* EXERCISE GOAL
Copy each line that holds "size".

____________

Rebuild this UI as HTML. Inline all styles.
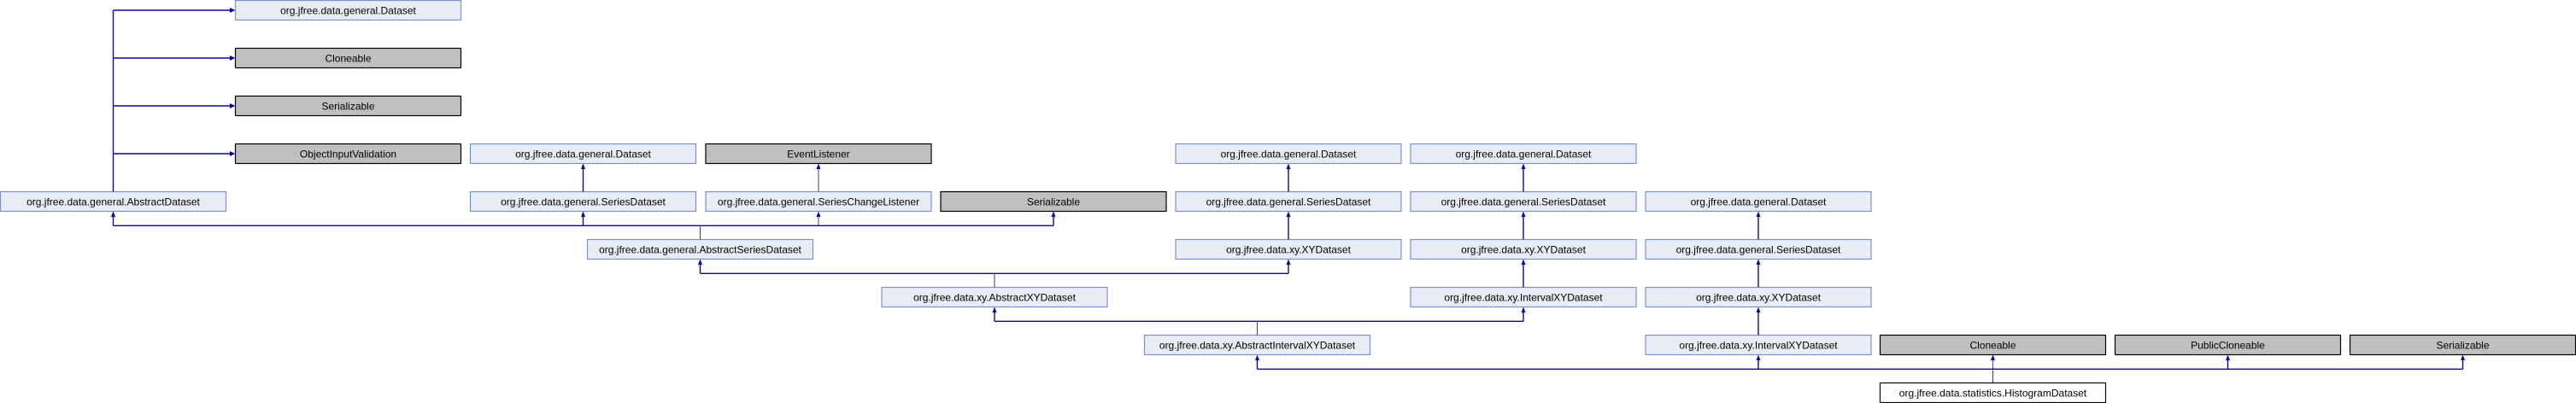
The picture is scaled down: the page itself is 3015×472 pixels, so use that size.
<!DOCTYPE html>
<html><head><meta charset="utf-8"><style>
html,body{margin:0;padding:0;background:#fff;}
svg{display:block;}
text{font-family:"Liberation Sans",sans-serif;font-size:12px;fill:#000;}
.b{fill:#e8ecf5;stroke:#7a93c8;stroke-width:1.2;}
.g{fill:#bfbfbf;stroke:#000;stroke-width:1.2;}
.w{fill:#fff;stroke:#000;stroke-width:1.2;}
.l{stroke:#0a0a9a;stroke-width:1.4;fill:none;}
.t{stroke:#0a0a9a;stroke-width:0.8;fill:none;}
.a{fill:#0a0a9a;}
</style></head><body>
<svg width="3015" height="472" viewBox="0 0 3015 472" xmlns="http://www.w3.org/2000/svg">
<!-- boxes -->
<g id="boxes">
<rect class="b" x="275.5" y="0.5" width="264" height="23"/><text x="407.5" y="16.5" text-anchor="middle">org.jfree.data.general.Dataset</text>
<rect class="g" x="275.5" y="56.5" width="264" height="23"/><text x="407.5" y="72.5" text-anchor="middle">Cloneable</text>
<rect class="g" x="275.5" y="112.5" width="264" height="23"/><text x="407.5" y="128.5" text-anchor="middle">Serializable</text>
<rect class="g" x="275.5" y="168.5" width="264" height="23"/><text x="407.5" y="184.5" text-anchor="middle">ObjectInputValidation</text>
<rect class="b" x="0.5" y="224.5" width="264" height="23"/><text x="132.5" y="240.5" text-anchor="middle">org.jfree.data.general.AbstractDataset</text>

<rect class="b" x="550.5" y="168.5" width="264" height="23"/><text x="682.5" y="184.5" text-anchor="middle">org.jfree.data.general.Dataset</text>
<rect class="b" x="550.5" y="224.5" width="264" height="23"/><text x="682.5" y="240.5" text-anchor="middle">org.jfree.data.general.SeriesDataset</text>
<rect class="g" x="826" y="168.5" width="264" height="23"/><text x="958" y="184.5" text-anchor="middle">EventListener</text>
<rect class="b" x="826" y="224.5" width="264" height="23"/><text x="958" y="240.5" text-anchor="middle">org.jfree.data.general.SeriesChangeListener</text>
<rect class="g" x="1101" y="224.5" width="264" height="23"/><text x="1233" y="240.5" text-anchor="middle">Serializable</text>
<rect class="b" x="687.5" y="280.5" width="264" height="23"/><text x="819.5" y="296.5" text-anchor="middle">org.jfree.data.general.AbstractSeriesDataset</text>

<rect class="b" x="1376" y="168.5" width="264" height="23"/><text x="1508" y="184.5" text-anchor="middle">org.jfree.data.general.Dataset</text>
<rect class="b" x="1376" y="224.5" width="264" height="23"/><text x="1508" y="240.5" text-anchor="middle">org.jfree.data.general.SeriesDataset</text>
<rect class="b" x="1376" y="280.5" width="264" height="23"/><text x="1508" y="296.5" text-anchor="middle">org.jfree.data.xy.XYDataset</text>

<rect class="b" x="1651" y="168.5" width="264" height="23"/><text x="1783" y="184.5" text-anchor="middle">org.jfree.data.general.Dataset</text>
<rect class="b" x="1651" y="224.5" width="264" height="23"/><text x="1783" y="240.5" text-anchor="middle">org.jfree.data.general.SeriesDataset</text>
<rect class="b" x="1651" y="280.5" width="264" height="23"/><text x="1783" y="296.5" text-anchor="middle">org.jfree.data.xy.XYDataset</text>
<rect class="b" x="1651" y="336.5" width="264" height="23"/><text x="1783" y="352.5" text-anchor="middle">org.jfree.data.xy.IntervalXYDataset</text>

<rect class="b" x="1926" y="224.5" width="264" height="23"/><text x="2058" y="240.5" text-anchor="middle">org.jfree.data.general.Dataset</text>
<rect class="b" x="1926" y="280.5" width="264" height="23"/><text x="2058" y="296.5" text-anchor="middle">org.jfree.data.general.SeriesDataset</text>
<rect class="b" x="1926" y="336.5" width="264" height="23"/><text x="2058" y="352.5" text-anchor="middle">org.jfree.data.xy.XYDataset</text>
<rect class="b" x="1926" y="392.5" width="264" height="23"/><text x="2058" y="408.5" text-anchor="middle">org.jfree.data.xy.IntervalXYDataset</text>

<rect class="b" x="1032" y="336.5" width="264" height="23"/><text x="1164" y="352.5" text-anchor="middle">org.jfree.data.xy.AbstractXYDataset</text>
<rect class="b" x="1339.5" y="392.5" width="264" height="23"/><text x="1471.5" y="408.5" text-anchor="middle">org.jfree.data.xy.AbstractIntervalXYDataset</text>

<rect class="g" x="2200.5" y="392.5" width="264" height="23"/><text x="2332.5" y="408.5" text-anchor="middle">Cloneable</text>
<rect class="g" x="2475.5" y="392.5" width="264" height="23"/><text x="2607.5" y="408.5" text-anchor="middle">PublicCloneable</text>
<rect class="g" x="2750.5" y="392.5" width="264" height="23"/><text x="2882.5" y="408.5" text-anchor="middle">Serializable</text>
<rect class="w" x="2200.5" y="448.5" width="264" height="23"/><text x="2332.5" y="464.5" text-anchor="middle">org.jfree.data.statistics.HistogramDataset</text>
</g>
<!-- lines -->
<path class="l" d="M132.5 224.5 V12 M132.5 12 H270 M132.5 68 H270 M132.5 124 H270 M132.5 180 H270"/>
<polygon class="a" points="275.5,12 269,9 269,15"/>
<polygon class="a" points="275.5,68 269,65 269,71"/>
<polygon class="a" points="275.5,124 269,121 269,127"/>
<polygon class="a" points="275.5,180 269,177 269,183"/>

<path class="l" d="M682.5 224.5 V197"/><polygon class="a" points="682.5,191.5 680,198 685,198"/>
<path class="t" d="M958 224.5 V197"/><polygon class="a" points="958,191.5 955.5,198 960.5,198"/>

<path class="t" d="M819.5 280.5 V264.3"/>
<path class="l" d="M132.5 264.3 H1233 M132.5 264.3 V253 M682.5 264.3 V253 M1233 264.3 V253"/>
<path class="t" d="M958 264.3 V253"/>
<polygon class="a" points="132.5,247.5 130,254 135,254"/>
<polygon class="a" points="682.5,247.5 680,254 685,254"/>
<polygon class="a" points="958,247.5 955.5,254 960.5,254"/>
<polygon class="a" points="1233,247.5 1230.5,254 1235.5,254"/>

<path class="t" d="M1164 336.5 V320.3"/>
<path class="l" d="M819.5 320.3 H1508 M819.5 320.3 V309 M1508 320.3 V309"/>
<polygon class="a" points="819.5,303.5 817,310 822,310"/>
<polygon class="a" points="1508,303.5 1505.5,310 1510.5,310"/>

<path class="l" d="M1508 280.5 V253 M1508 224.5 V197"/>
<polygon class="a" points="1508,247.5 1505.5,254 1510.5,254"/>
<polygon class="a" points="1508,191.5 1505.5,198 1510.5,198"/>

<path class="l" d="M1783 336.5 V309 M1783 280.5 V253 M1783 224.5 V197"/>
<polygon class="a" points="1783,303.5 1780.5,310 1785.5,310"/>
<polygon class="a" points="1783,247.5 1780.5,254 1785.5,254"/>
<polygon class="a" points="1783,191.5 1780.5,198 1785.5,198"/>

<path class="t" d="M1471.5 392.5 V376.3"/>
<path class="l" d="M1164 376.3 H1783 M1164 376.3 V365 M1783 376.3 V365"/>
<polygon class="a" points="1164,359.5 1161.5,366 1166.5,366"/>
<polygon class="a" points="1783,359.5 1780.5,366 1785.5,366"/>

<path class="l" d="M2058 392.5 V365 M2058 336.5 V309 M2058 280.5 V253"/>
<polygon class="a" points="2058,359.5 2055.5,366 2060.5,366"/>
<polygon class="a" points="2058,303.5 2055.5,310 2060.5,310"/>
<polygon class="a" points="2058,247.5 2055.5,254 2060.5,254"/>

<path class="t" d="M2332.5 448.5 V432.3"/>
<path class="l" d="M1471.5 432.3 H2882.5 M1471.5 432.3 V421 M2058 432.3 V421 M2607.5 432.3 V421 M2882.5 432.3 V421"/>
<path class="t" d="M2332.5 432.3 V421"/>
<polygon class="a" points="1471.5,415.5 1469,422 1474,422"/>
<polygon class="a" points="2058,415.5 2055.5,422 2060.5,422"/>
<polygon class="a" points="2332.5,415.5 2330,422 2335,422"/>
<polygon class="a" points="2607.5,415.5 2605,422 2610,422"/>
<polygon class="a" points="2882.5,415.5 2880,422 2885,422"/>
</svg>
</body></html>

____________

* RESULT BELOW
The picture is scaled down: the page itself is 3015×472 pixels, so use that size.
text{font-family:"Liberation Sans",sans-serif;font-size:12px;fill:#000;}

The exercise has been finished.